Sonners and the other 90 families that live nearby moved
there to hear owls hoot and watch deer feed on their well-tended organic
vegetable gardens.
They willingly put up with old, run-down houses — or spend
thousands of dollars fixing them — because they like to smell the wild anise
sprouting near bougainvillea gone wild and to see the rural mailboxes lining
the entrance to their private dirt road.
“When I wake up I hear woodpeckers and see hawks fly by. One
day an egret showed up in the yard out of the blue. Where else can you get that
in L.A.?” Sonners asked.
Many have called Conservancy officials. A few have tried to
contact their landlord. But most are just waiting to see what happens next
before they consult a lawyer, draw up a petition or take any other action to
save their homes.
“We’re hoping the Conservancy will like having a nice little
market and motel,” said Bill Rice, manager of the Topanga Ranch Motel.
Many of the motel’s tenants have lived there for several
years — one woman since 1952, he said.
“I’m quite concerned,” said Ray Craig, who owns the motel
and the Topanga Ranch Market next door. “I’ve almost got my life’s savings tied
up in my business.”
Ruth Kilday, executive director of the Mountains Conservancy
Foundation, which hopes to buy the property with state, federal and private
funds, said the fate of residents and business owners will be up to the final
property owners.

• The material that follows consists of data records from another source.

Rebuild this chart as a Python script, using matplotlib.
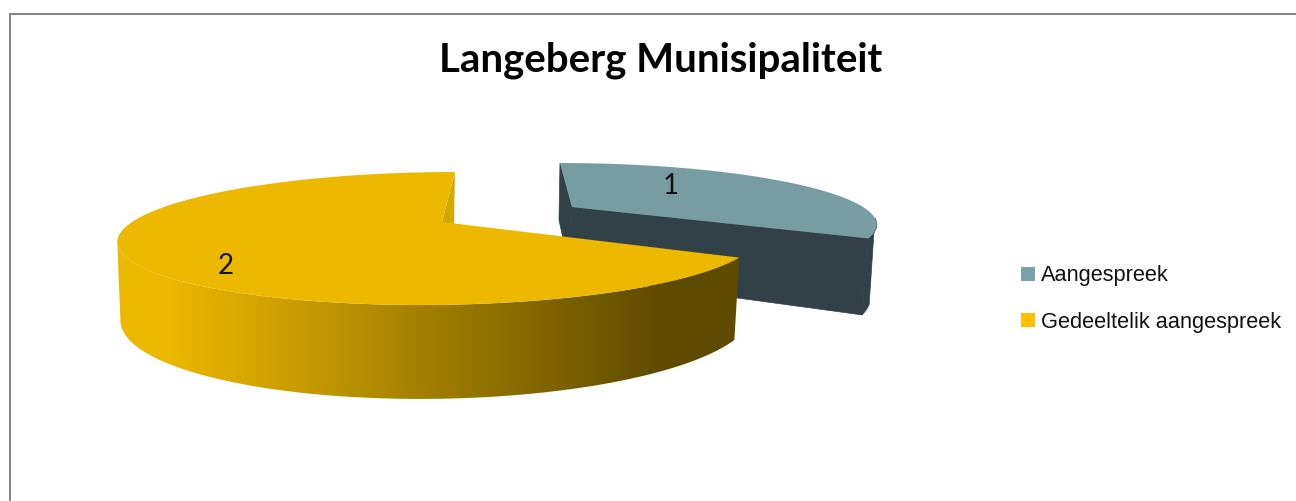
import numpy as np
import matplotlib
matplotlib.use("Agg")
import matplotlib.pyplot as plt
from matplotlib.patches import Patch, Polygon
from matplotlib.colors import LinearSegmentedColormap

# data
categories = ["Aangespreek", "Gedeeltelik aangespreek"]
values = [1, 2]
title = "Langeberg Munisipaliteit"

top_colors = ["#779DA2", "#EDB800"]
legend_colors = ["#7BA0A7", "#FFC000"]
dark_teal = "#324147"
inner_yellow = "#D4A800"

# perspective of each slice, in pixels (x0, y0, a, b, s)
K = 0.248
top_planes = [(572, 207, 291, 54.9, -15), (442, 222, 310, 62.4, 16.2)]
bottom_planes = [(571, 275.4, 285.7, 69.2, -15), (441, 295.6, 306, 77.7, 16)]
label_xy = [(671, 184), (226, 264)]
# where the side wall turns out of sight (degrees, clockwise from top)
right_turn_top = 101
right_turn_bottom = 112
left_turn = 252


def project(plane, theta, r=1.0):
    # theta in degrees, clockwise from the top of the pie
    x0, y0, a, b, s = plane
    u = r * np.sin(np.radians(theta))
    v = r * np.cos(np.radians(theta))
    w = 1 + K * v
    return x0 + (a * u + s * v) / w, y0 - b * v / w


def arc(plane, t0, t1):
    ts = np.linspace(t0, t1, 200)
    x, y = project(plane, ts)
    return np.column_stack([x, y])


fig = plt.figure(figsize=(12.96, 5.01), dpi=100)
ax = fig.add_axes([0, 0, 1, 1])
ax.axis("off")

edges = np.cumsum([0] + values) / sum(values) * 360

# slice 1 - dark sides first, then the top
t0, t1 = edges[0], edges[1]
top, bot = top_planes[0], bottom_planes[0]
side = dict(fc=dark_teal, ec=dark_teal, lw=0.5, zorder=1)
ax.add_patch(Polygon(np.vstack([arc(top, right_turn_top, t1), arc(bot, t1, right_turn_bottom)]), **side))
ax.add_patch(Polygon([project(top, t1), project(top, t1, 0), project(bot, t1, 0), project(bot, t1)], **side))
ax.add_patch(Polygon([project(top, t0), project(top, t0, 0), project(bot, t0, 0), project(bot, t0)], **side))
ax.add_patch(Polygon(np.vstack([[project(top, t0, 0)], arc(top, t0, t1)]), fc=top_colors[0], ec="none", zorder=2))

# slice 2 - gradient wall clipped to the rim outline
t0, t1 = edges[1], edges[2]
top, bot = top_planes[1], bottom_planes[1]
ax.add_patch(Polygon([project(top, t1), project(top, t1, 0), project(bot, t1, 0), project(bot, t1)], fc=inner_yellow, ec="none", zorder=3))
wall = Polygon(np.vstack([arc(top, t0, left_turn), arc(bot, left_turn, t0)]), fc="none", ec="none", transform=ax.transData)
ax.add_patch(wall)
cmap = LinearSegmentedColormap.from_list("wall", ["#EDB800", "#5F4B00"])
grad = np.clip((np.arange(1296) - 170) / 490, 0, 1)[None, :]
im = ax.imshow(grad, cmap=cmap, extent=(0, 1296, 501, 0), aspect="auto", zorder=4)
im.set_clip_path(wall)
ax.add_patch(Polygon(np.vstack([[project(top, t0, 0)], arc(top, t0, t1)]), fc=top_colors[1], ec="none", zorder=5))

ax.set_xlim(0, 1296)
ax.set_ylim(501, 0)

# value labels
for val, (lx, ly) in zip(values, label_xy):
    ax.text(lx, ly + 2, str(val), fontsize=20, family="Lato", ha="center", va="center", color="#111111", zorder=6)

ax.text(660.5, 60, title, fontsize=28.9, family="Lato", fontweight="bold", ha="center", va="center", color="black")

# chart border, only top and left show
ax.plot([10, 10, 1296], [501, 14, 14], color="#868686", lw=1.44, zorder=7, solid_joinstyle="miter")

handles = [Patch(fc=c, ec="none") for c in legend_colors]
ax.legend(handles, categories, loc="center left", bbox_to_anchor=(1021 / 1296, 1 - 299 / 501), frameon=False,
          prop={"family": "Liberation Sans", "size": 15.7}, handlelength=0.65, handleheight=0.65,
          handletextpad=0.27, labelspacing=1.15, borderpad=0, borderaxespad=0, labelcolor="#111111")

fig.savefig("out.png", dpi=100)
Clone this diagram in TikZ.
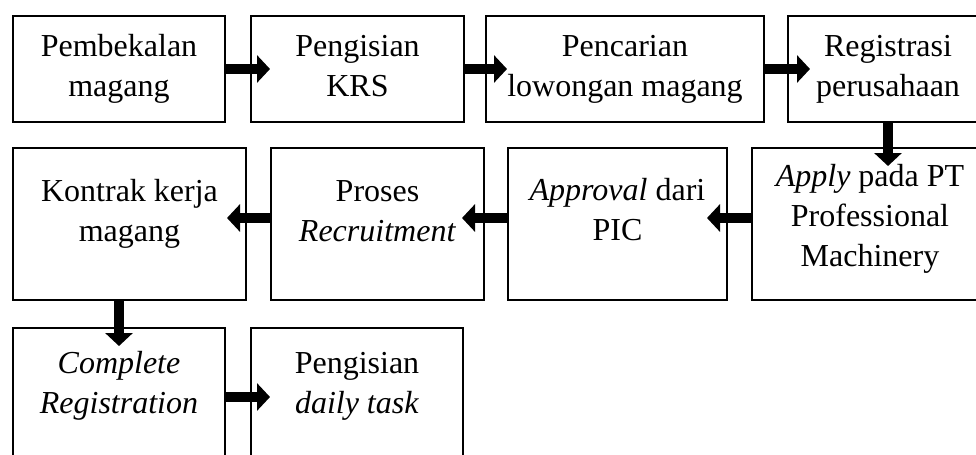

The land will be turned over ultimately to state or federal
parks officials, she said.
Alex Auerbach, spokesman for LAACO Ltd., said “for the
residents, there is plenty of time to look for other homes.” He said the
Conservancy may make arrangements for businesses along Pacific Coast Highway
like the Malibu Feed Bin and Topanga Plants to remain.
The people of the close-knit Topanga community, where
everybody knows almost everybody else, have contended with fires just about
every fire season. And 10 years ago, many of them lost everything when Topanga
Creek flooded.
Once, a drug dealer moved in and residents made it very
clear that he was not wanted. After some legal maneuvering, he moved out.
The people who live there aren’t hippies or low-lifes,
residents said. They’re film producers, engineers, actors and housewives, many
with children.
Residents have known all along that their stay was
temporary. Their corporate landlord, LAACO Ltd., has made that very clear.
Residents pay comparatively low rents — about $750 per month — in exchange for
agreeing to maintain their own homes and roads. Homes are repaired or remodeled
at their own expense.
Getting Attached to It
But when you live in a place for 10 years or so, you sort of
get attached to it, they said.
“These are people’s homes. These are people’s livelihoods,”
said resident Jamie Fox, a legal assistant who saved her house from a flood and
transformed it from a weed-infested shell to a rustic ranch house. “I don’t
want everything I’ve worked for to die.”
Fox likes to get up early, hike up a hill, watch the sun
rise over the city “and thank God I don’t live there,” she said.
A native Hawaiian, she said the Topanga Canyon land is the
closest she could find to her homeland.
“I’ve got three dogs, two cats and one bird and a lifestyle
that’s not going to move to the Valley,” she said.
Scott Dittrich has lived in the Rodeo Grounds neighborhood,
one of four residential areas in the lower canyon, since 1973. He has spent
$30,000 to fix up his 1,800-square-foot redwood house, rebuilding the kitchen
and installing a gas heating system.
He was there in 1979 when the state served notice that it
was taking over their homes. The deal never went through.
Watching the Deer
A producer of sports films, Dittrich leases his house and
another property with several buildings on it, which he uses as his office and
film-editing studio. He and his wife Sharon and their two young children enjoy
watching the deer. They had to give up owning cats because coyotes kept
stealing them.
“We’re concerned. We’re worried about what will happen to us
when you look at what’s happened to land values in the area over the years,” he
said.
Finding another place to live that offers a rural lifestyle
probably would cost a million dollars or more, residents said.
Despite their concern, residents and business owners said
they are happy the land will go to the Conservancy for a park, rather than to a
developer for condominiums.
“It’d be great to leave everything the way it is forever, if
you’re just thinking of yourself,” said Warren Roberts, owner of the Reel Inn
Fresh Fish Market and Restaurant. “I make great money here — the place is
always packed.
“But I don’t mind giving that up for a park.”